Thursday, 9 September 2010

Aqui esta encerrada el alma de Benjamin

I'm in Vauxhall, which feels like the freakin’ Wild West to a genteel North Londoner like me. It’s full of grotty roads, darkened corners, bright neon lights and dirty bars. There doesn’t seem to be anywhere to go to to escape the noise and speed of inner-city living. Cars roar, club music pounds, tubes rattle. It’s hell encapsulated.

Ironically, I’ve just been to visit a group of folk singers, some of whom, I hope, will perform in The Pepys Motet. It was very interesting listening to them singing my music. In many cases they made total sense of the material. I’ve always had a tendency to write folky-sounding music. The issue they did raise, however, was the possible need for live amplification. Folk singers are not known for their loud voices, and I imagine, without some kind of assistance they’re going to be blasted out of the water by the opera singers, who'll sadly be standing right next to them!

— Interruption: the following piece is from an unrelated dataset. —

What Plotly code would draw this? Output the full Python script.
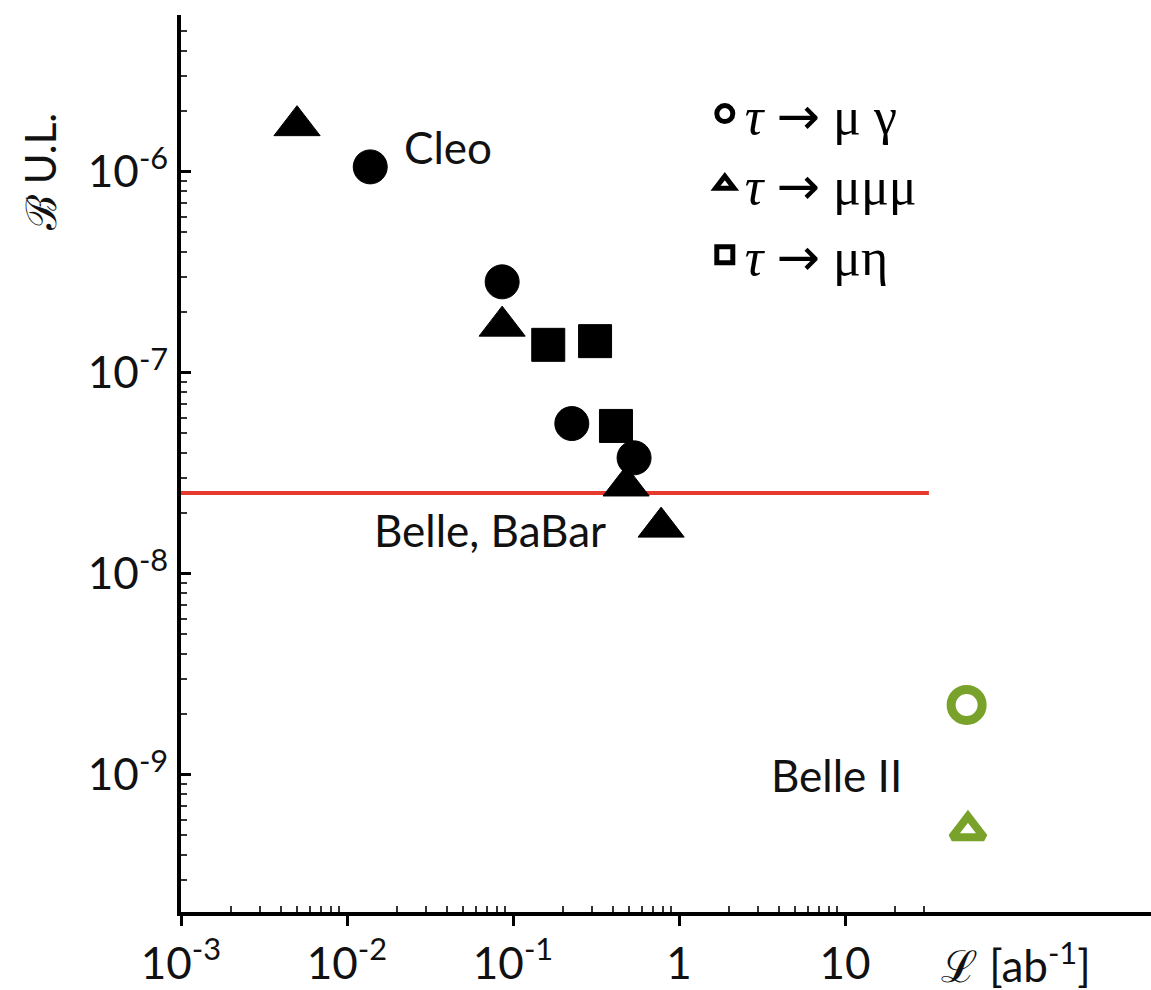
import math
import plotly.graph_objects as go

# ---- data ----
# tau -> mu gamma (Cleo, Belle, BaBar)
mugamma_lumi = [0.0138, 0.086, 0.226, 0.536]
mugamma_ul = [1.06e-6, 2.84e-7, 5.6e-8, 3.78e-8]
# tau -> mu mu mu
mu3_lumi = [0.0050, 0.086, 0.48, 0.78]
mu3_ul = [1.7e-6, 1.71e-7, 2.74e-8, 1.71e-8]
# tau -> mu eta
mueta_lumi = [0.163, 0.312, 0.417]
mueta_ul = [1.38e-7, 1.44e-7, 5.45e-8]
# Belle II projections
belle2_mugamma_lumi = [54]
belle2_mugamma_ul = [2.23e-9]
belle2_mu3_lumi = [55]
belle2_mu3_ul = [5.3e-10]
# reference line
line_lumi = [1e-3, 32]
line_ul = [2.53e-8, 2.53e-8]

x_tickvals = [1e-3, 1e-2, 1e-1, 1, 10]
x_ticktext = ["10<sup>-3</sup>", "10<sup>-2</sup>", "10<sup>-1</sup>", "1", "10"]
x_minorvals = [k * 10.0 ** p for p in range(-3, 1) for k in range(2, 10)] + [20, 30]
y_tickvals = [1e-6, 1e-7, 1e-8, 1e-9]
y_ticktext = ["10<sup>-6</sup>", "10<sup>-7</sup>", "10<sup>-8</sup>", "10<sup>-9</sup>"]

labels_text = ["Cleo", "Belle, BaBar", "Belle II"]
labels_x = [0.0214, 0.01416, 3.48]
labels_y = [1.33e-6, 1.66e-8, 1.0e-9]

ARROW = '<span style="font-family:DejaVu Sans">→</span>'
legend_names = ["<i>τ</i> " + ARROW + " μ γ",
                "<i>τ</i> " + ARROW + " μμμ",
                "<i>τ</i> " + ARROW + " μη"]

BLACK = "#000000"
GREEN = "#78a22a"
RED = "#e8392e"
SANS = "Lato, Open Sans, sans-serif"
SERIF = "Liberation Serif, DejaVu Serif, serif"

fig = go.Figure()

fig.add_trace(go.Scatter(x=line_lumi, y=line_ul, mode="lines",
                         line=dict(color=RED, width=4), showlegend=False,
                         hoverinfo="skip"))

fig.add_trace(go.Scatter(x=mu3_lumi, y=mu3_ul, mode="markers", showlegend=False,
                         marker=dict(symbol="triangle-up", size=40, color=BLACK,
                                     line=dict(color=BLACK, width=1))))
fig.add_trace(go.Scatter(x=mugamma_lumi, y=mugamma_ul, mode="markers", showlegend=False,
                         marker=dict(symbol="circle", size=34, color=BLACK,
                                     line=dict(color=BLACK, width=1))))
fig.add_trace(go.Scatter(x=mueta_lumi, y=mueta_ul, mode="markers", showlegend=False,
                         marker=dict(symbol="square", size=33, color=BLACK,
                                     line=dict(color=BLACK, width=1))))

fig.add_trace(go.Scatter(x=belle2_mugamma_lumi, y=belle2_mugamma_ul, mode="markers",
                         showlegend=False,
                         marker=dict(symbol="circle-open", size=31, color=GREEN,
                                     line=dict(color=GREEN, width=9))))
fig.add_trace(go.Scatter(x=belle2_mu3_lumi, y=belle2_mu3_ul, mode="markers",
                         showlegend=False,
                         marker=dict(symbol="triangle-up-open", size=28, color=GREEN,
                                     line=dict(color=GREEN, width=8))))

# legend-only entries
for sym, name in zip(["circle-open", "triangle-up-open", "square-open"], legend_names):
    fig.add_trace(go.Scatter(x=[None], y=[None], mode="markers", name=name,
                             marker=dict(symbol=sym, size=16, color=BLACK,
                                         line=dict(color=BLACK, width=5))))

for t, x, y in zip(labels_text, labels_x, labels_y):
    fig.add_annotation(x=math.log10(x), y=math.log10(y), xref="x", yref="y",
                       text=t, showarrow=False,
                       xanchor="left", yanchor="middle",
                       font=dict(family=SANS, size=44, color="#111111"))

# axis titles
fig.add_annotation(x=1.0, y=0.0, xref="paper", yref="paper", yshift=-50, xshift=-58,
                   text="ℒ [ab<sup>-1</sup>]", showarrow=False,
                   xanchor="right", yanchor="middle",
                   font=dict(family=SANS, size=44, color="#111111"))
fig.add_annotation(x=0.0, y=0.825, xref="paper", yref="paper", xshift=-141,
                   text="ℬ U.L.", textangle=-90, showarrow=False,
                   xanchor="center", yanchor="middle",
                   font=dict(family=SANS, size=42, color="#111111"))

fig.update_xaxes(type="log", range=[-3, 2.843], tickmode="array",
                 tickvals=x_tickvals, ticktext=x_ticktext,
                 showline=True, linecolor=BLACK, linewidth=4, mirror=False,
                 ticks="outside", ticklen=10, tickwidth=3, tickcolor=BLACK,
                 showgrid=False, zeroline=False,
                 tickfont=dict(family=SANS, size=44, color="#111111"),
                 minor=dict(ticks="inside", ticklen=6, tickwidth=2, tickcolor="#333333",
                            tickmode="array", tickvals=x_minorvals, showgrid=False))
fig.update_yaxes(type="log", range=[-9.682, -5.219], tickmode="array",
                 tickvals=y_tickvals, ticktext=y_ticktext,
                 showline=True, linecolor=BLACK, linewidth=4, mirror=False,
                 ticks="inside", ticklen=10, tickwidth=3, tickcolor=BLACK,
                 showgrid=False, zeroline=False,
                 tickfont=dict(family=SANS, size=44, color="#111111"),
                 minor=dict(ticks="inside", ticklen=6, tickwidth=2, tickcolor="#333333",
                            dtick="D1", showgrid=False))

fig.update_layout(
    width=1151, height=990,
    margin=dict(l=181, r=0, t=15, b=78),
    paper_bgcolor="white", plot_bgcolor="white",
    legend=dict(x=0.54, y=0.935, xanchor="left", yanchor="top",
                bgcolor="rgba(0,0,0,0)", font=dict(family=SERIF, size=52, color=BLACK),
                itemsizing="trace", tracegroupgap=0),
    showlegend=True,
)

fig.write_html("out.html")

I'm working so hard on this composition. I now know exactly what Elgar meant when he wrote his enigmatic inscription on the score of his violin concerto, “aqui esta encerrada el alma de...”herein is enshrined the soul of...” I don’t know that it would be possible for a writer to pour more of his body and soul into a work, or perhaps more accurately, I didn’t know it was possible for me to pour any more of myself into a composition. I'm now writing in such detail, with such precision and passion, that, for the first time in my life, I’m almost scared to place my trust in a group of musicians to take it to the next stage. I like it sitting here in my head and I'm scared about what the world will say when they hear my actual compositional voice. This isn't pastiche, or sountrack, or music written for a specific performer. This is my music. My voice. My soul. Aqui esta encerrada el amla de Benjamin...

Minty from Eastenders was milling around in the cafe today. He seemed to be with a toddler, who he handed for a while to a policewoman, until the child started to talk into her walkie-talkie and no one knew where to look. Minty, or Cliff, is a great deal more rotund than he looks on the telly. Strange, because they say the TV is meant to add pounds.

The whole court business continues to rumble onwards, like the traffic outside this bar. I’ve now served the papers, or whatever the term is, and the time has passed for the Defendant to get her defence in. This kind of implies she’s opted to do nothing. Perhaps she’s hoping it will all just go away, or maybe she’ll claim she never received the papers. It’s so hard to tell. The MU are advising me to wait a while as it sometimes takes the courts a fairly long period of time to get the papers back out. Her defence may have already been lodged. Whatever the case, it’s a violently hideous experience and I wish it were all over. At the same time, I absolutely refuse to back down. I will not live in a world where hard-working creative people are taken for granted any more than they already are.

September 9th was a Sunday, and Pepys went to St Olave's with his new best buddy, Sir William Penn. Mr Mills the vicar delivered a “very good sermon.” After church, Pepys took Penn home for a Sunday lunch, to introduce him not only to their new home but also to Elizabeth, who Sir William had never met.